***** RAW DATA *****

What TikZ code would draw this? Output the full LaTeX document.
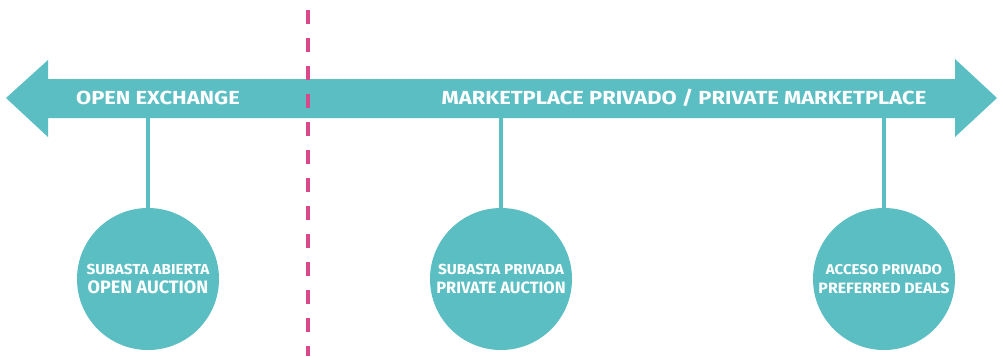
\documentclass[tikz,border=0pt]{standalone}
\usepackage{fontspec}
\setmainfont{Fira Sans}
\newfontfamily\bandfont{Fira Sans}[FakeStretch=1.16]
\newfontfamily\circfont{Fira Sans}[FakeStretch=1.06]
\definecolor{bandteal}{HTML}{5BBEC3}
\definecolor{divpink}{HTML}{D9488B}
\tikzset{
  dealcircle/.style={circle, fill=bandteal, minimum size=142pt, inner sep=0pt,
    text=white, font=\bfseries\fontsize{14}{19.5}\selectfont, align=center},
  bandlabel/.style={text=white, font=\bandfont\bfseries\fontsize{18.9}{20}\selectfont, inner sep=0pt},
  stem/.style={draw=bandteal, line width=4pt}
}
\newcommand{\smallline}[2][14.5]{{\circfont\bfseries\fontsize{#1}{20}\selectfont #2}}
\newcommand{\bigline}[2][18]{{\fontsize{#1}{20}\selectfont #2}}
\begin{document}
\begin{tikzpicture}[x=1pt,y=-1pt]
    \useasboundingbox (0,0) rectangle (1003,356);

    % Band
    \fill[bandteal] (6,98) -- (48,60) -- (48,79) -- (955,79) -- (955,59)
        -- (997,98) -- (955,137) -- (955,118) -- (48,118) -- (48,137) -- cycle;

    % Divider
    \draw[divpink, line width=4pt, dash pattern=on 14pt off 14pt] (308,10) -- (308,356);

    % Labels on the band
    \node[bandlabel] (openex) at (158,98) {OPEN EXCHANGE};
    \node[bandlabel] (privmkt) at (684,98) {MARKETPLACE PRIVADO / PRIVATE MARKETPLACE};

    % Circles
    \node[dealcircle] (openauc) at (148,279) {\smallline{SUBASTA ABIERTA}\\\bigline{OPEN AUCTION}};
    \node[dealcircle] (privauc) at (501,279) {\smallline{SUBASTA PRIVADA}\\\bigline[16.4]{PRIVATE AUCTION}};
    \node[dealcircle] (prefdeal) at (884,279) {\smallline[14.2]{ACCESO PRIVADO}\\\smallline[15]{PREFERRED DEALS}};

    % Stems
    \coordinate (s1) at (148,118);
    \coordinate (s2) at (501,118);
    \coordinate (s3) at (884,118);
    \draw[stem] (s1) -- (openauc.north);
    \draw[stem] (s2) -- (privauc.north);
    \draw[stem] (s3) -- (prefdeal.north);

\end{tikzpicture}
\end{document}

*****

**JOB**. Output exactly the span of lines from the top of the listing through the line holding "(prefdeal) at (884,279)", and leave every picture out.

**ANSWER TO THIS EXERCISE**.
What TikZ code would draw this? Output the full LaTeX document.
\documentclass[tikz,border=0pt]{standalone}
\usepackage{fontspec}
\setmainfont{Fira Sans}
\newfontfamily\bandfont{Fira Sans}[FakeStretch=1.16]
\newfontfamily\circfont{Fira Sans}[FakeStretch=1.06]
\definecolor{bandteal}{HTML}{5BBEC3}
\definecolor{divpink}{HTML}{D9488B}
\tikzset{
  dealcircle/.style={circle, fill=bandteal, minimum size=142pt, inner sep=0pt,
    text=white, font=\bfseries\fontsize{14}{19.5}\selectfont, align=center},
  bandlabel/.style={text=white, font=\bandfont\bfseries\fontsize{18.9}{20}\selectfont, inner sep=0pt},
  stem/.style={draw=bandteal, line width=4pt}
}
\newcommand{\smallline}[2][14.5]{{\circfont\bfseries\fontsize{#1}{20}\selectfont #2}}
\newcommand{\bigline}[2][18]{{\fontsize{#1}{20}\selectfont #2}}
\begin{document}
\begin{tikzpicture}[x=1pt,y=-1pt]
    \useasboundingbox (0,0) rectangle (1003,356);

    % Band
    \fill[bandteal] (6,98) -- (48,60) -- (48,79) -- (955,79) -- (955,59)
        -- (997,98) -- (955,137) -- (955,118) -- (48,118) -- (48,137) -- cycle;

    % Divider
    \draw[divpink, line width=4pt, dash pattern=on 14pt off 14pt] (308,10) -- (308,356);

    % Labels on the band
    \node[bandlabel] (openex) at (158,98) {OPEN EXCHANGE};
    \node[bandlabel] (privmkt) at (684,98) {MARKETPLACE PRIVADO / PRIVATE MARKETPLACE};

    % Circles
    \node[dealcircle] (openauc) at (148,279) {\smallline{SUBASTA ABIERTA}\\\bigline{OPEN AUCTION}};
    \node[dealcircle] (privauc) at (501,279) {\smallline{SUBASTA PRIVADA}\\\bigline[16.4]{PRIVATE AUCTION}};
    \node[dealcircle] (prefdeal) at (884,279) {\smallline[14.2]{ACCESO PRIVADO}\\\smallline[15]{PREFERRED DEALS}};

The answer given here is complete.